■ Set problem
Scan the listing below. Report each line that includes "this".

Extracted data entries
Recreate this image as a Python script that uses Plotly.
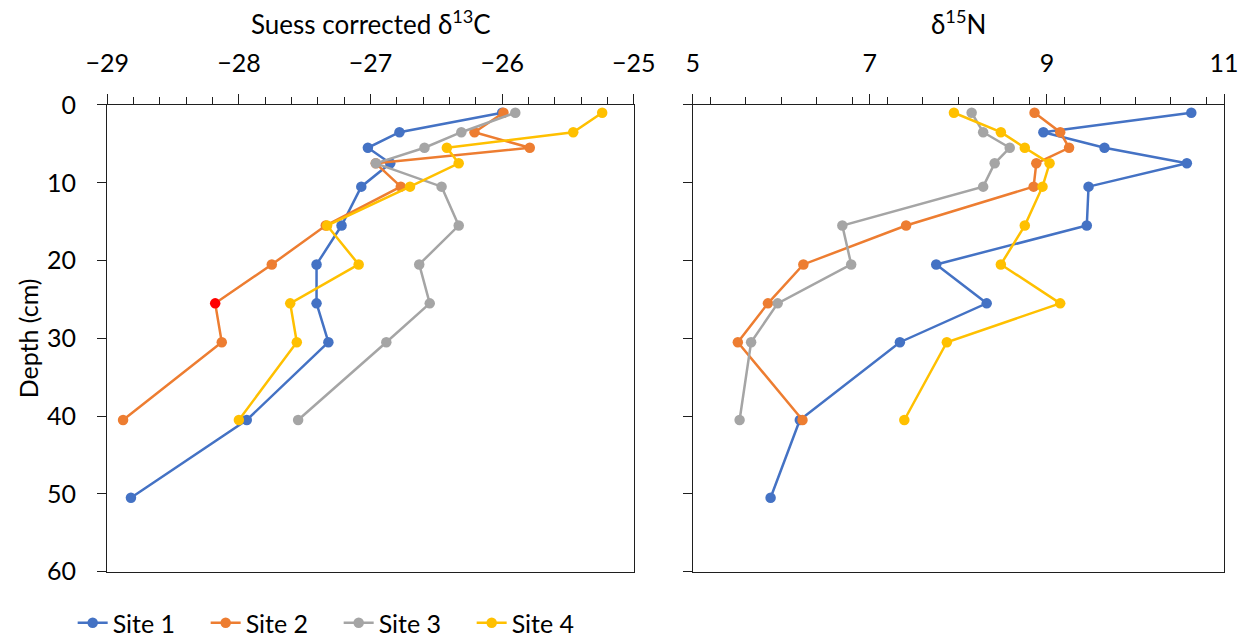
import plotly.graph_objects as go

# Sampling depths (cm)
depth = [1, 3.5, 5.5, 7.5, 10.5, 15.5, 20.5, 25.5, 30.5, 40.5, 50.5]

# Suess corrected d13C by site
c13_site1 = [-26.00, -26.78, -27.02, -26.85, -27.07, -27.22, -27.41, -27.41, -27.32, -27.94, -28.82]
c13_site2 = [-25.99, -26.21, -25.79, -26.96, -26.77, -27.34, -27.75, -28.18, -28.13, -28.88]
c13_site3 = [-25.90, -26.31, -26.59, -26.96, -26.46, -26.33, -26.63, -26.55, -26.88, -27.55]
c13_site4 = [-25.24, -25.46, -26.42, -26.33, -26.70, -27.33, -27.09, -27.61, -27.56, -28.00]

# d15N by site
n15_site1 = [10.63, 8.96, 9.65, 10.58, 9.47, 9.45, 7.75, 8.32, 7.34, 6.21, 5.88]
n15_site2 = [8.86, 9.15, 9.25, 8.88, 8.85, 7.41, 6.25, 5.85, 5.51, 6.24]
n15_site3 = [8.15, 8.28, 8.58, 8.41, 8.28, 6.69, 6.79, 5.96, 5.66, 5.53]
n15_site4 = [7.95, 8.48, 8.75, 9.03, 8.95, 8.75, 8.48, 9.15, 7.87, 7.39]

site_names = ["Site 1", "Site 2", "Site 3", "Site 4"]
site_colors = ["#4472C4", "#ED7D31", "#A5A5A5", "#FFC000"]
highlight_color = "#FF0000"
highlight_site, highlight_index = 1, 7  # Site 2 at 25.5 cm

c13_tickvals = [-29, -28, -27, -26, -25]
n15_tickvals = [5, 7, 9, 11]
depth_tickvals = [0, 10, 20, 30, 40, 50, 60]

FONT = "Lato, Carlito, Calibri, sans-serif"
AX = "#1f1f1f"
TXT = "#000000"
W, H = 1253, 637

fig = go.Figure()

c13_series = [c13_site1, c13_site2, c13_site3, c13_site4]
n15_series = [n15_site1, n15_site2, n15_site3, n15_site4]

for i, (name, col) in enumerate(zip(site_names, site_colors)):
    xs = c13_series[i]
    mcol = [col] * len(xs)
    if i == highlight_site:
        mcol[highlight_index] = highlight_color
    fig.add_trace(go.Scatter(
        x=xs, y=depth[:len(xs)], name=name, mode="lines+markers",
        line=dict(color=col, width=2.5),
        marker=dict(color=mcol, size=10.5, line=dict(width=0)),
        xaxis="x", yaxis="y", legendgroup=name, showlegend=True,
    ))

for i, (name, col) in enumerate(zip(site_names, site_colors)):
    xs = n15_series[i]
    fig.add_trace(go.Scatter(
        x=xs, y=depth[:len(xs)], name=name, mode="lines+markers",
        line=dict(color=col, width=2.5),
        marker=dict(color=col, size=10.5, line=dict(width=0)),
        xaxis="x2", yaxis="y2", legendgroup=name, showlegend=False,
    ))

tickfont = dict(family=FONT, size=25, color=TXT)

common_x = dict(
    side="top", showgrid=False, zeroline=False, showline=True, linecolor=AX,
    linewidth=1.3, mirror=True, ticks="outside", ticklen=10, tickwidth=1.3,
    tickcolor=AX, tickfont=tickfont, ticklabelstandoff=12, automargin=False,
)
common_y = dict(
    range=[60, 0], tickvals=depth_tickvals, showgrid=False, zeroline=False,
    showline=True, linecolor=AX, linewidth=1.3, mirror=True, ticks="outside",
    ticklen=9, tickwidth=1.3, tickcolor=AX, tickfont=tickfont,
    ticklabelstandoff=16, automargin=False,
)
overlay_x = dict(
    side="top", showline=False, showgrid=False, zeroline=False, ticks="inside",
    ticklen=5, tickwidth=1.3, tickcolor=AX, showticklabels=False, automargin=False,
)

y_dom = [0.1025, 0.8352]
left_dom = [0.0856, 0.5058]
right_dom = [0.5528, 0.9769]

fig.update_layout(
    width=W, height=H,
    margin=dict(l=0, r=0, t=0, b=0, autoexpand=False),
    paper_bgcolor="white", plot_bgcolor="white",
    font=dict(family=FONT, size=25, color=TXT),
    xaxis=dict(
        **common_x, domain=left_dom, range=[-29, -25], tickvals=c13_tickvals,
        anchor="y",
        minor=dict(dtick=0.2, ticks="outside", ticklen=7, tickwidth=1.2, tickcolor=AX),
    ),
    yaxis=dict(**common_y, domain=y_dom, anchor="x"),
    xaxis2=dict(
        **common_x, domain=right_dom, range=[5, 11], tickvals=n15_tickvals,
        anchor="y2",
        minor=dict(dtick=0.4, ticks="outside", ticklen=7, tickwidth=1.2, tickcolor=AX),
    ),
    yaxis2=dict(**common_y, domain=y_dom, anchor="x2", showticklabels=False),
    # inner halves of the crossing major ticks on the top axes
    xaxis3=dict(**overlay_x, overlaying="x", matches="x", anchor="y", tickvals=c13_tickvals),
    xaxis4=dict(**overlay_x, overlaying="x2", matches="x2", anchor="y2", tickvals=n15_tickvals),
    legend=dict(
        orientation="h", xref="container", yref="container",
        x=0.058, y=1 - 623 / H, xanchor="left", yanchor="middle",
        font=dict(family=FONT, size=25, color=TXT), entrywidth=88,
        itemwidth=30, bgcolor="rgba(0,0,0,0)", tracegroupgap=0,
    ),
    annotations=[
        dict(text="Suess corrected δ<sup>13</sup>C", xref="paper", yref="paper",
             x=sum(left_dom) / 2, y=1 - 22 / H, xanchor="center", yanchor="middle",
             showarrow=False, font=dict(family=FONT, size=26, color=TXT)),
        dict(text="δ<sup>15</sup>N", xref="paper", yref="paper",
             x=sum(right_dom) / 2, y=1 - 22 / H, xanchor="center", yanchor="middle",
             showarrow=False, font=dict(family=FONT, size=26, color=TXT)),
        dict(text="Depth (cm)", xref="paper", yref="paper", textangle=-90,
             x=28 / W, y=sum(y_dom) / 2, xanchor="center", yanchor="middle",
             showarrow=False, font=dict(family=FONT, size=25, color=TXT)),
    ],
)

fig.write_html("out.html")
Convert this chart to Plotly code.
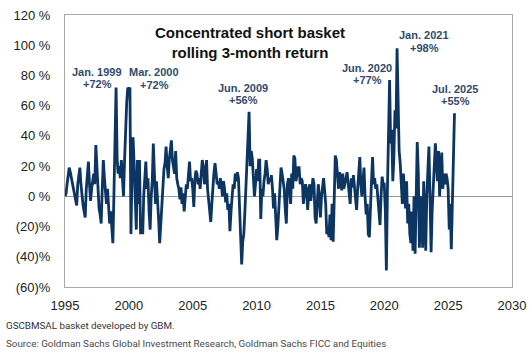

■ Result of the task
Recreate this image as a Python script that uses Plotly.
Convert this chart to Plotly code.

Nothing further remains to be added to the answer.